Several leftist groups marched in Vienna on Monday against Austria's new coalition government, which includes the far-right Freedom Party

More than 2,000 demonstrators took to the streets in Vienna on Monday ahead of the inauguration of Austria's new coalition government of the conservatives and the far right, an AFP reporter at the scene said. A heavy police presence of about 1,500 officers, with helicopters overhead and water-cannon trucks at the ready, blocked off the area around the Hofburg palace where the ceremony was to begin at 1000 GMT. Several separate marches by leftwing and anti-fascist groups converged at the central Heldenplatz square.

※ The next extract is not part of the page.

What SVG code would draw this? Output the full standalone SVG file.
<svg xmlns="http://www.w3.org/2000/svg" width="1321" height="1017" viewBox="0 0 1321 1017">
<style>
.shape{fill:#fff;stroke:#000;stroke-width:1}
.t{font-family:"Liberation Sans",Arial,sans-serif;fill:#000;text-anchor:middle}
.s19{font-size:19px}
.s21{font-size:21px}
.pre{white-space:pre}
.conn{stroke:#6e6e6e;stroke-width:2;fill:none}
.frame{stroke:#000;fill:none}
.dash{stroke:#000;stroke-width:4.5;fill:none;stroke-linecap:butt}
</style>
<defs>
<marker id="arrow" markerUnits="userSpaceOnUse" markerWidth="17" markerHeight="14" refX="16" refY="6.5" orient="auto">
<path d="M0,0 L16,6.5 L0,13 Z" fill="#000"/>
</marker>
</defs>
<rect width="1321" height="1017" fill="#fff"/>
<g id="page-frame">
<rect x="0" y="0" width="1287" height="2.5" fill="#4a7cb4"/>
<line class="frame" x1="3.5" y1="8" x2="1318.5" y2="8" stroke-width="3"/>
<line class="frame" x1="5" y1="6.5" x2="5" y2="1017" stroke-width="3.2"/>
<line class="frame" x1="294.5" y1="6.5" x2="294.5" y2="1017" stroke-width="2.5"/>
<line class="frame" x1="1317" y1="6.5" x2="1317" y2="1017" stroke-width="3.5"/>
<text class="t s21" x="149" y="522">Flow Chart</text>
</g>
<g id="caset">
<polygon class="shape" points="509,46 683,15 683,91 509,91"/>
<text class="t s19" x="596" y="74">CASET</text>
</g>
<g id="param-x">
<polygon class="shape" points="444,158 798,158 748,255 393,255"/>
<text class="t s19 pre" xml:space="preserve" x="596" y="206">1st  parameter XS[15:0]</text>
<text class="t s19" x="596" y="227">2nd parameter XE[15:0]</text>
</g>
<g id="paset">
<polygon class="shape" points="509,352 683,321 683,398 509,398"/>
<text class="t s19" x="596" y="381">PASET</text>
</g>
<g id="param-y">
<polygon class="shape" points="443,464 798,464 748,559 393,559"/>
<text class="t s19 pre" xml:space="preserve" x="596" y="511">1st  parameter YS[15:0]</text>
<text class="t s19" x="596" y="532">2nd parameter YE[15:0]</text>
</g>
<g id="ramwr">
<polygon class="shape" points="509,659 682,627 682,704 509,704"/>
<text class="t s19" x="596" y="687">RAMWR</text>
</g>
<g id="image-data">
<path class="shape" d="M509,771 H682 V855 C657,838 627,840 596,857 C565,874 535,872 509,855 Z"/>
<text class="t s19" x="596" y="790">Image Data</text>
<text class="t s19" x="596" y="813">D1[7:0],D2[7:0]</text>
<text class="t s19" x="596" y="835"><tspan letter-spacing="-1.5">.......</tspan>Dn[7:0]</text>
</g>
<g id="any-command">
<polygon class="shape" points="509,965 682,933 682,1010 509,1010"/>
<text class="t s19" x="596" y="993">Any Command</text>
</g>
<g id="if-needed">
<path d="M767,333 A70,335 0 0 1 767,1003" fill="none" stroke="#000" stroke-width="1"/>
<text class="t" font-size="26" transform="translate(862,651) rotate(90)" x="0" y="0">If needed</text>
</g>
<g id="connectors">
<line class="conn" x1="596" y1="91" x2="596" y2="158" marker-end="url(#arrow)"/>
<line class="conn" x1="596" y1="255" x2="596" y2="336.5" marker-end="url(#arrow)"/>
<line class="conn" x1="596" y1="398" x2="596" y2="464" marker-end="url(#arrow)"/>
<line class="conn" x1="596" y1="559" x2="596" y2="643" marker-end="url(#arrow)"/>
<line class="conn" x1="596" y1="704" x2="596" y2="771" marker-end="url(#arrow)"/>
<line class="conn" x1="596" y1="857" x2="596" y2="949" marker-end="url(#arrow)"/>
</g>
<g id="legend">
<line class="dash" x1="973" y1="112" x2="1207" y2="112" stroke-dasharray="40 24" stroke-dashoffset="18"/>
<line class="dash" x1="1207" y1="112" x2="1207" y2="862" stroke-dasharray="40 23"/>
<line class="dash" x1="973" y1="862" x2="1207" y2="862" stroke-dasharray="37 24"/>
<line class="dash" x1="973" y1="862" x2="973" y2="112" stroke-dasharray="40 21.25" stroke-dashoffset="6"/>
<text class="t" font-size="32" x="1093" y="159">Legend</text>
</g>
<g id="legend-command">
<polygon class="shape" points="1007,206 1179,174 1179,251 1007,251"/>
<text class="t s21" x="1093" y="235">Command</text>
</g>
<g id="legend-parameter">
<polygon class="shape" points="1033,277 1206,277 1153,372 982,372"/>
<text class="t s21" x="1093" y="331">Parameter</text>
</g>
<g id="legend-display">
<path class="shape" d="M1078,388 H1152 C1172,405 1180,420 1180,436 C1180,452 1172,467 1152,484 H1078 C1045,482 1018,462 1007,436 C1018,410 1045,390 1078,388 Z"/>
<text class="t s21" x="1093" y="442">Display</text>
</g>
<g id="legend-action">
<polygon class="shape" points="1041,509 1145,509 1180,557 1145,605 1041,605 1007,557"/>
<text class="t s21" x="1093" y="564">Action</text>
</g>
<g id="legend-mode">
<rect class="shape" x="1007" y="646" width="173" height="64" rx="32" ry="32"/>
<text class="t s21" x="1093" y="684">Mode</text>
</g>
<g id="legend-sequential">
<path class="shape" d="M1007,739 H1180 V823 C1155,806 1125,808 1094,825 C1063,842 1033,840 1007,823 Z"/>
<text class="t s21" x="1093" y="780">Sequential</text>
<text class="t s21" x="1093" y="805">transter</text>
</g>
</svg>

Placards included "refugees welcome" and "Nazis out" and "No Nazi pigs". Police fired a smoke grenade when some protestors tried to break through a barricade, an AFP photographer said. The new coalition was agreed on Friday by the conservative People's Party (OeVP) of Sebastian Kurz and the Freedom Party (FPOe), pledging to stop illegal immigration, cut taxes and resist EU centralisation. FPOe chief Heinz-Christian Strache, 48, will be vice-chancellor. He has said that Islam "has no place in Europe" and last year called German Chancellor Angela Merkel "the most dangerous woman in Europe" for her open-door refugee policy.